►

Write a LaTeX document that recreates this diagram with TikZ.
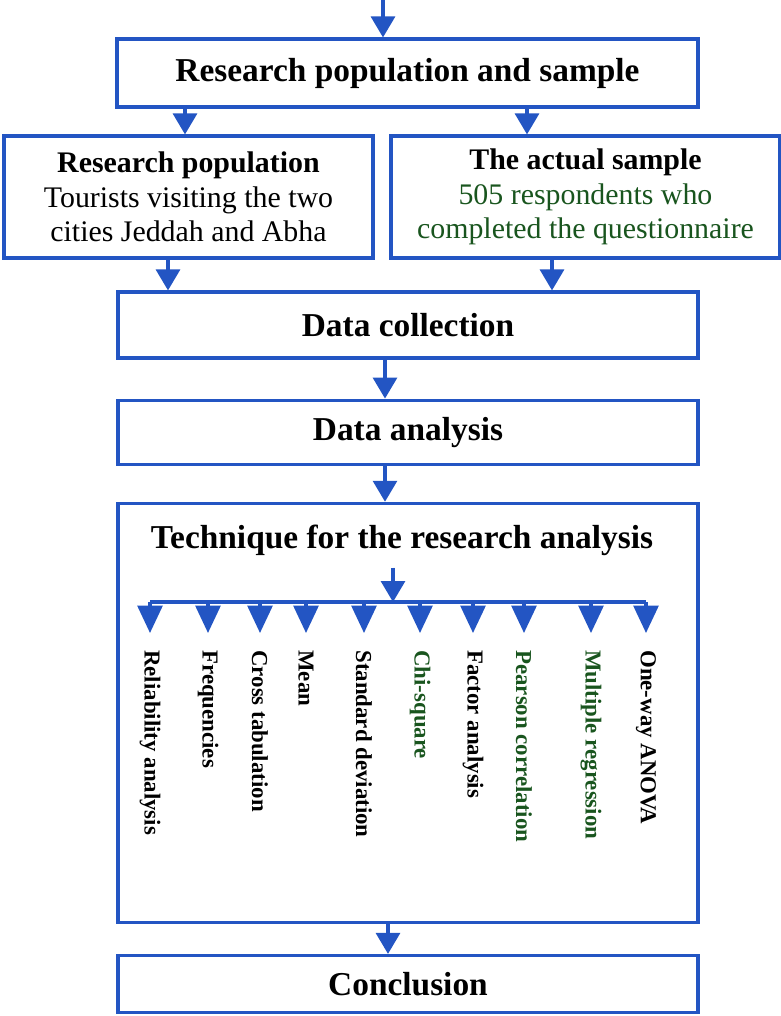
\documentclass[tikz,border=0pt]{standalone}
\usepackage{fontspec}
\setmainfont{Liberation Serif}
\usetikzlibrary{arrows.meta, positioning}
\definecolor{flowblue}{RGB}{35, 85, 195}
\definecolor{textgreen}{RGB}{25, 85, 30}

\begin{document}
\begin{tikzpicture}[
    stagebox/.style={rectangle, draw=flowblue, line width=1.8pt, minimum width=11.6cm, minimum height=1.32cm, font=\fontsize{19}{22}\selectfont\bfseries},
    sidebox/.style={rectangle, draw=flowblue, line width=1.8pt, minimum height=2.44cm, align=center, font=\fontsize{17}{19.5}\selectfont},
    flow/.style={-{Triangle[width=0.48cm, length=0.42cm]}, draw=flowblue, fill=flowblue, line width=1.8pt},
    branch/.style={-{Triangle[width=0.5cm, length=0.55cm]}, draw=flowblue, fill=flowblue, line width=1.8pt},
    method/.style={rotate=-90, anchor=west, inner sep=0pt, font=\fontsize{13}{15}\selectfont\bfseries}
]
\useasboundingbox (0,0) rectangle (15.62,-20.32);

% --- Population and sample ---
\node[stagebox, minimum width=11.62cm, minimum height=1.36cm] (sample) at (8.15,-1.46) {Research population and sample};
\node[sidebox, minimum width=7.38cm] (pop) at (3.77,-3.94)
    {\textbf{Research population}\\Tourists visiting the two\\cities Jeddah and Abha};
\node[sidebox, minimum width=7.78cm] (actual) at (11.71,-3.94)
    {\textbf{The actual sample}\\\textcolor{textgreen}{505 respondents who}\\\textcolor{textgreen}{completed the questionnaire}};

% --- Main column ---
\node[stagebox] (collect) at (8.16,-6.5) {Data collection};
\node[stagebox, minimum height=1.28cm, below=0.78cm of collect] (analysis) {Data analysis};
\node[stagebox, minimum height=8.38cm, below=0.72cm of analysis] (technique) {};
\node[stagebox, minimum height=1.14cm, below=0.6cm of technique] (conclusion) {Conclusion};
\node[font=\fontsize{19}{22}\selectfont\bfseries] (techtitle) at (8.04,-10.8) {Technique for the research analysis};

% columns of the connectors
\coordinate (topin) at (7.66,0);
\coordinate (colL) at (3.70,0);
\coordinate (colR) at (10.54,0);
\coordinate (inL) at (3.36,0);
\coordinate (inR) at (11.04,0);
\coordinate (mid) at (7.70,0);
\coordinate (low) at (7.76,0);
\coordinate (hub) at (7.86,-12.04);

\draw[flow] (topin) -- (sample.north -| topin);
\draw[flow] (sample.south -| colL) -- (pop.north -| colL);
\draw[flow] (sample.south -| colR) -- (actual.north -| colR);
\draw[flow] (pop.south -| inL) -- (collect.north -| inL);
\draw[flow] (actual.south -| inR) -- (collect.north -| inR);
\draw[flow] (collect.south -| mid) -- (analysis.north -| mid);
\draw[flow] (analysis.south -| mid) -- (technique.north -| mid);
\draw[flow] (technique.south -| low) -- (conclusion.north -| low);

% --- Techniques ---
\foreach \x/\lab/\col [count=\i] in {
    3.00/Reliability analysis/black, 4.16/Frequencies/black,
    5.20/Cross tabulation/black, 6.12/Mean/black,
    7.28/Standard deviation/black, 8.40/Chi-square/textgreen,
    9.46/Factor analysis/black, 10.48/Pearson correlation/textgreen,
    11.82/Multiple regression/textgreen, 12.92/One-way ANOVA/black} {
    \node[method, text=\col] (m\i) at (\x,-13.0) {\lab};
    \draw[branch, shorten >=0.34cm] (m\i.west |- hub) -- (m\i.west);
}
\draw[flowblue, line width=1.8pt] (m1.west |- hub) -- (m10.west |- hub);
\draw[flow, shorten <=0.12cm] (techtitle.south -| hub) -- (hub);
\end{tikzpicture}
\end{document}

◄

__INSTRUCTION__
Copy out every line of the material above exactly, skipping the pictures.

__ANSWER IN FULL__
Write a LaTeX document that recreates this diagram with TikZ.
\documentclass[tikz,border=0pt]{standalone}
\usepackage{fontspec}
\setmainfont{Liberation Serif}
\usetikzlibrary{arrows.meta, positioning}
\definecolor{flowblue}{RGB}{35, 85, 195}
\definecolor{textgreen}{RGB}{25, 85, 30}

\begin{document}
\begin{tikzpicture}[
    stagebox/.style={rectangle, draw=flowblue, line width=1.8pt, minimum width=11.6cm, minimum height=1.32cm, font=\fontsize{19}{22}\selectfont\bfseries},
    sidebox/.style={rectangle, draw=flowblue, line width=1.8pt, minimum height=2.44cm, align=center, font=\fontsize{17}{19.5}\selectfont},
    flow/.style={-{Triangle[width=0.48cm, length=0.42cm]}, draw=flowblue, fill=flowblue, line width=1.8pt},
    branch/.style={-{Triangle[width=0.5cm, length=0.55cm]}, draw=flowblue, fill=flowblue, line width=1.8pt},
    method/.style={rotate=-90, anchor=west, inner sep=0pt, font=\fontsize{13}{15}\selectfont\bfseries}
]
\useasboundingbox (0,0) rectangle (15.62,-20.32);

% --- Population and sample ---
\node[stagebox, minimum width=11.62cm, minimum height=1.36cm] (sample) at (8.15,-1.46) {Research population and sample};
\node[sidebox, minimum width=7.38cm] (pop) at (3.77,-3.94)
    {\textbf{Research population}\\Tourists visiting the two\\cities Jeddah and Abha};
\node[sidebox, minimum width=7.78cm] (actual) at (11.71,-3.94)
    {\textbf{The actual sample}\\\textcolor{textgreen}{505 respondents who}\\\textcolor{textgreen}{completed the questionnaire}};

% --- Main column ---
\node[stagebox] (collect) at (8.16,-6.5) {Data collection};
\node[stagebox, minimum height=1.28cm, below=0.78cm of collect] (analysis) {Data analysis};
\node[stagebox, minimum height=8.38cm, below=0.72cm of analysis] (technique) {};
\node[stagebox, minimum height=1.14cm, below=0.6cm of technique] (conclusion) {Conclusion};
\node[font=\fontsize{19}{22}\selectfont\bfseries] (techtitle) at (8.04,-10.8) {Technique for the research analysis};

% columns of the connectors
\coordinate (topin) at (7.66,0);
\coordinate (colL) at (3.70,0);
\coordinate (colR) at (10.54,0);
\coordinate (inL) at (3.36,0);
\coordinate (inR) at (11.04,0);
\coordinate (mid) at (7.70,0);
\coordinate (low) at (7.76,0);
\coordinate (hub) at (7.86,-12.04);

\draw[flow] (topin) -- (sample.north -| topin);
\draw[flow] (sample.south -| colL) -- (pop.north -| colL);
\draw[flow] (sample.south -| colR) -- (actual.north -| colR);
\draw[flow] (pop.south -| inL) -- (collect.north -| inL);
\draw[flow] (actual.south -| inR) -- (collect.north -| inR);
\draw[flow] (collect.south -| mid) -- (analysis.north -| mid);
\draw[flow] (analysis.south -| mid) -- (technique.north -| mid);
\draw[flow] (technique.south -| low) -- (conclusion.north -| low);

% --- Techniques ---
\foreach \x/\lab/\col [count=\i] in {
    3.00/Reliability analysis/black, 4.16/Frequencies/black,
    5.20/Cross tabulation/black, 6.12/Mean/black,
    7.28/Standard deviation/black, 8.40/Chi-square/textgreen,
    9.46/Factor analysis/black, 10.48/Pearson correlation/textgreen,
    11.82/Multiple regression/textgreen, 12.92/One-way ANOVA/black} {
    \node[method, text=\col] (m\i) at (\x,-13.0) {\lab};
    \draw[branch, shorten >=0.34cm] (m\i.west |- hub) -- (m\i.west);
}
\draw[flowblue, line width=1.8pt] (m1.west |- hub) -- (m10.west |- hub);
\draw[flow, shorten <=0.12cm] (techtitle.south -| hub) -- (hub);
\end{tikzpicture}
\end{document}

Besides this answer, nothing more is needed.